La société COSY HOME HERMES n'a pas contesté devant le premier juge ni en appel son obligation au paiement des loyers arriérés s'élevant à la somme de 5218,21 euros au titre des loyers et charges et indemnités d'occupation allant jusqu'à fin février 2014 et sera condamnée au paiement d'une provision élevée en appel à ce montant.
Alors même que la dette de loyers est particulièrement ancienne, la société COSY HOME HERMES ne justifie d'aucun paiement en cours de procédure d'appel au titre des loyers arriérés et charges et indemnités d'occupation et s'est contentée de régler un montant équivalent aux loyers courants à compter de l'expulsion de l'occupante des lieux de sorte que sa demande de délais suspendant la clause de résiliation du bail sera rejetée.
En conséquence, il convient de constater, sans contestation sérieuse, la résiliation de plein droit du bail du 18 mars 2011 pour défaut de paiement des loyers en vertu du commandement du 29 janvier 2013 rappelant la clause résolutoire du bail.
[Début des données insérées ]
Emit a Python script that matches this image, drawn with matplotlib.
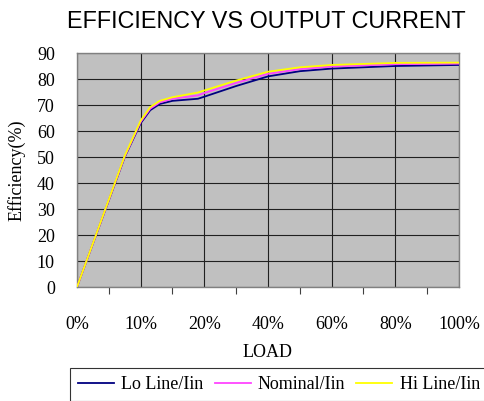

La résiliation est acquise à la date du 28 février 2013 et il y a lieu d'ordonner l'expulsion de la société COSY HOME HERMES qui sera par ailleurs condamnée au paiement d'une indemnité d'occupation égale au montant du loyer et des charges, jusqu'à son départ effectif des lieux.
PAR CES MOTIFS,
LA COUR,
Réforme l'ordonnance entreprise,
Statuant à nouveau,
Constate la résiliation de plein droit du bail à la date du 28 février 2013,
Ordonne l'expulsion de la société COSY HOME HERMES et de tous occupants de son chef, au besoin avec l'assistance de la force publique, du studio situé au 3ème étage de l'immeuble [Adresse 2] formant le lot n°[Cadastre 1] du règlement de copropriété, appartement 318, appartenant à Monsieur [S],
Condamne la société COSY HOME HERMES à payer à Monsieur [Z] [S] la somme de 5218, 21 à titre de provision à valoir sur les loyers et charges et indemnités d'occupation arriérés allant jusqu'au 28 février 2014,
Condamne la société COSY HOME HERMES à payer à Monsieur [Z] [S] une indemnité d'occupation mensuelle de 521,75 euros à compter du 1er mars 2014 jusqu'à libération des lieux,
Condamne la société COSY HOME HERMES à payer à Monsieur [Z] [S] la somme de 1500 euros au titre des frais exposés en première instance et en appel en application de l'article 700 du code de procédure civile,
Condamne la société COSY HOME HERMES aux dépens de première instance et d'appel avec droit de recouvrement direct pour ces derniers au profit de Maître ROSE, avocat.